A silent killer in young athletes - sickle cell trait
The stories have become all too familiar to us: local news coverage shows a high school athlete who has collapsed unexpectedly during a game and is being rushed to the hospital. It is every parent’s worst nightmare.
Many athletes are unaware that they too may be at risk for life-threatening complications while playing sports. Every parent and athlete should be aware of a common inherited condition that may put them at risk: sickle cell trait.
What is the difference between sickle cell anemia and sickle cell trait?
Sickle cell anemia is a disease that is passed down within families that results in abnormally shaped red blood cells. Red blood cells work to deliver oxygen to all parts of the body. When these red blood cells are fragile and misshapen as they are in sickle cell anemia, the body cannot get adequate oxygen.
The disease occurs when a person has inherited the sickle cell trait from both parents. A child with the disease will have painful symptoms and will most likely be physically unable to participate in athletics.
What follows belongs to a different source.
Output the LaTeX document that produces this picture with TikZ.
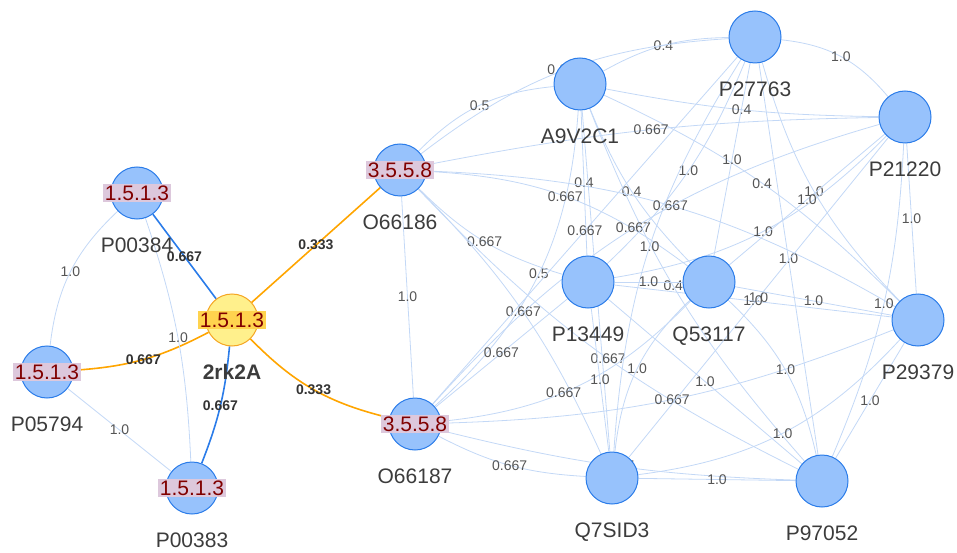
\documentclass[tikz,border=0pt]{standalone}
\usepackage{fontspec}
\setmainfont{Liberation Sans}
\usetikzlibrary{backgrounds}

\definecolor{nodefill}{HTML}{97C2FC}
\definecolor{nodeline}{HTML}{2B7CE9}
\definecolor{edgelight}{HTML}{C3D8F6}
\definecolor{edgeblue}{HTML}{2B7CE9}
\definecolor{edgeorange}{HTML}{FFA500}
\definecolor{ecbg}{HTML}{DDC8DC}
\definecolor{ecred}{HTML}{800000}
\definecolor{seedfill}{HTML}{FFF08C}
\definecolor{seedline}{HTML}{F5A623}
\definecolor{seedbg}{HTML}{FFD34E}
\definecolor{labelgray}{HTML}{555555}
\definecolor{namegray}{HTML}{3C3C3C}

\tikzset{
  prot/.style={circle, draw=nodeline, fill=nodefill, line width=1pt,
    minimum size=52pt, inner sep=0pt},
  seed/.style={prot, draw=seedline, fill=seedfill},
  nm/.style={font=\fontsize{21}{25}\selectfont, text=namegray, inner sep=0pt, yshift=-18pt},
  ec/.style={fill=ecbg, text=ecred, font=\fontsize{21}{25}\selectfont, inner sep=1.5pt},
  ecseed/.style={ec, fill=seedbg},
  link/.style={draw=edgelight, line width=0.8pt},
  blink/.style={draw=edgeblue, line width=1.6pt},
  olink/.style={draw=edgeorange, line width=1.6pt},
  el/.style={font=\fontsize{14}{16}\selectfont, text=labelgray, inner sep=1pt},
  elb/.style={el, font=\fontsize{14}{16}\selectfont\bfseries, text=black!80},
}

\begin{document}
\begin{tikzpicture}[x=1pt, y=1pt]
    \useasboundingbox (0,0) rectangle (957,-553);

    % Proteins
    \node[prot, label={[nm]below:P00384}] (P00384) at (137,-193) {};
    \node[seed, label={[nm, font=\fontsize{21}{25}\selectfont\bfseries]below:2rk2A}] (rk2A) at (232,-320) {};
    \node[prot, label={[nm]below:P05794}] (P05794) at (47,-372) {};
    \node[prot, label={[nm]below:P00383}] (P00383) at (192,-488) {};
    \node[prot, label={[nm]below:O66186}] (O66186) at (400,-170) {};
    \node[prot, label={[nm]below:O66187}] (O66187) at (415,-424) {};
    \node[prot, label={[nm]below:A9V2C1}] (A9V2C1) at (580,-84) {};
    \node[prot, label={[nm]below:P27763}] (P27763) at (755,-37) {};
    \node[prot, label={[nm]below:P21220}] (P21220) at (905,-117) {};
    \node[prot, label={[nm]below:P13449}] (P13449) at (588,-282) {};
    \node[prot, label={[nm]below:Q53117}] (Q53117) at (709,-282) {};
    \node[prot, label={[nm]below:P29379}] (P29379) at (918,-320) {};
    \node[prot, label={[nm]below:Q7SID3}] (Q7SID3) at (612,-478) {};
    \node[prot, label={[nm]below:P97052}] (P97052) at (822,-481) {};

    % EC numbers on top of the circles
    \node[ec] (P00384ec) at (P00384) {1.5.1.3};
    \node[ecseed] (rk2Aec) at (rk2A) {1.5.1.3};
    \node[ec] (P05794ec) at (P05794) {1.5.1.3};
    \node[ec] (P00383ec) at (P00383) {1.5.1.3};
    \node[ec] (O66186ec) at (O66186) {3.5.5.8};
    \node[ec] (O66187ec) at (O66187) {3.5.5.8};

    \begin{scope}[on background layer]
    % links of the query
    \draw[blink] (P00384) -- node[elb] {0.667} (rk2A);
    \draw[olink] (P05794) to[bend right=12] node[elb] {0.667} (rk2A);
    \draw[blink] (P00383) to[bend right=8] node[elb] {0.667} (rk2A);
    \draw[olink] (rk2A) -- node[elb] {0.333} (O66186);
    \draw[olink] (rk2A) to[bend right=16] node[elb] {0.333} (O66187);

    % 1.5.1.3 group
    \draw[link] (P00384) to[bend right=20] node[el] {1.0} (P05794);
    \draw[link] (P00384) to[bend left=8] node[el] {1.0} (P00383);
    \draw[link] (P05794) -- node[el] {1.0} (P00383);

    % 3.5.5.8 pair and A9V2C1
    \draw[link] (O66186) -- node[el] {1.0} (O66187);
    \draw[link] (O66186) to[bend left=20] node[el] {0.5} (A9V2C1);
    \draw[link] (A9V2C1) to[bend left=22] node[el] {0.5} (O66187);

    % A9V2C1 to the big group
    \draw[link] (A9V2C1) to[bend left=14] node[el] {0.4} (P27763);
    \draw[link] (A9V2C1) to[bend right=5] node[el] {0.4} (P21220);
    \draw[link] (A9V2C1) -- node[el] {0.4} (P13449);
    \draw[link] (A9V2C1) to[bend right=11] node[el] {0.4} (Q53117);
    \draw[link] (A9V2C1) to[bend left=10] node[el] {0.4} (P29379);
    \draw[link] (A9V2C1) -- node[el] {0.4} (Q7SID3);
    \draw[link] (A9V2C1) to[bend right=10] node[el, pos=.47] {0.4} (P97052);

    % O66186 to the big group
    \draw[link] (O66186) to[bend left=17] node[el] {0.667} (P27763);
    \draw[link] (O66186) to[bend left=5] node[el] {0.667} (P21220);
    \draw[link] (O66186) to[bend right=14] node[el] {0.667} (P13449);
    \draw[link] (O66186) to[bend left=17] node[el] {0.667} (Q53117);
    \draw[link] (O66186) to[bend left=14] node[el] {0.667} (P29379);
    \draw[link] (O66186) to[bend left=10] node[el] {0.667} (Q7SID3);
    \draw[link] (O66186) to[bend right=10] node[el, pos=.54] {0.667} (P97052);

    % O66187 to the big group
    \draw[link] (O66187) -- node[el] {0.667} (P27763);
    \draw[link] (O66187) to[bend left=16] node[el] {0.667} (P21220);
    \draw[link] (O66187) -- node[el] {0.667} (P13449);
    \draw[link] (O66187) to[bend right=20] node[el, pos=.44] {0.667} (Q53117);
    \draw[link] (O66187) to[bend right=10] node[el] {0.667} (P29379);
    \draw[link] (O66187) to[bend right=12] node[el] {0.667} (Q7SID3);
    \draw[link] (O66187) to[bend right=6] node[el] {0.667} (P97052);

    % big group, all 1.0
    \draw[link] (P27763) to[bend left=22] node[el] {1.0} (P21220);
    \draw[link] (P27763) to[bend left=12] node[el] {1.0} (P13449);
    \draw[link] (P27763) -- node[el] {1.0} (Q53117);
    \draw[link] (P27763) to[bend right=14] node[el] {1.0} (P29379);
    \draw[link] (P27763) to[bend right=14] node[el] {1.0} (Q7SID3);
    \draw[link] (P27763) -- node[el] {1.0} (P97052);
    \draw[link] (P21220) to[bend left=18] node[el] {1.0} (P13449);
    \draw[link] (P21220) -- node[el] {1.0} (Q53117);
    \draw[link] (P21220) -- node[el] {1.0} (P29379);
    \draw[link] (P21220) -- node[el] {1.0} (Q7SID3);
    \draw[link] (P21220) to[bend left=10] node[el] {1.0} (P97052);
    \draw[link] (P13449) -- node[el] {1.0} (Q53117);
    \draw[link] (P13449) -- node[el] {1.0} (P29379);
    \draw[link] (P13449) -- node[el] {1.0} (Q7SID3);
    \draw[link] (P13449) -- node[el] {1.0} (P97052);
    \draw[link] (Q53117) -- node[el] {1.0} (P29379);
    \draw[link] (Q53117) to[bend right=20] node[el] {1.0} (Q7SID3);
    \draw[link] (Q53117) to[bend left=17] node[el] {1.0} (P97052);
    \draw[link] (P29379) to[bend left=20] node[el] {1.0} (Q7SID3);
    \draw[link] (P29379) -- node[el] {1.0} (P97052);
    \draw[link] (Q7SID3) -- node[el] {1.0} (P97052);
    \end{scope}
\end{tikzpicture}
\end{document}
However, a child who has inherited the sickle cell trait from only one parent does not have the disease and may not have any symptoms at all. They may be totally unaware that they have this trait, but they may be at greater risk of complications while playing sports.
While playing sports, the body of an athlete is in need of more oxygen to fuel their body. Sometimes during periods of intense physical strain, dehydration, heat or high altitudes the body of an athlete with sickle cell trait cannot meet the physical demands. This can result in severe injury to their internal organs and has contributed to the death of many young athletes.
How do I know if my child has sickle cell trait?
Most parents are informed of their child’s sickle cell disease or trait when the child is born. However, if you don’t know your child’s or your own status, ask your doctor to perform a blood test.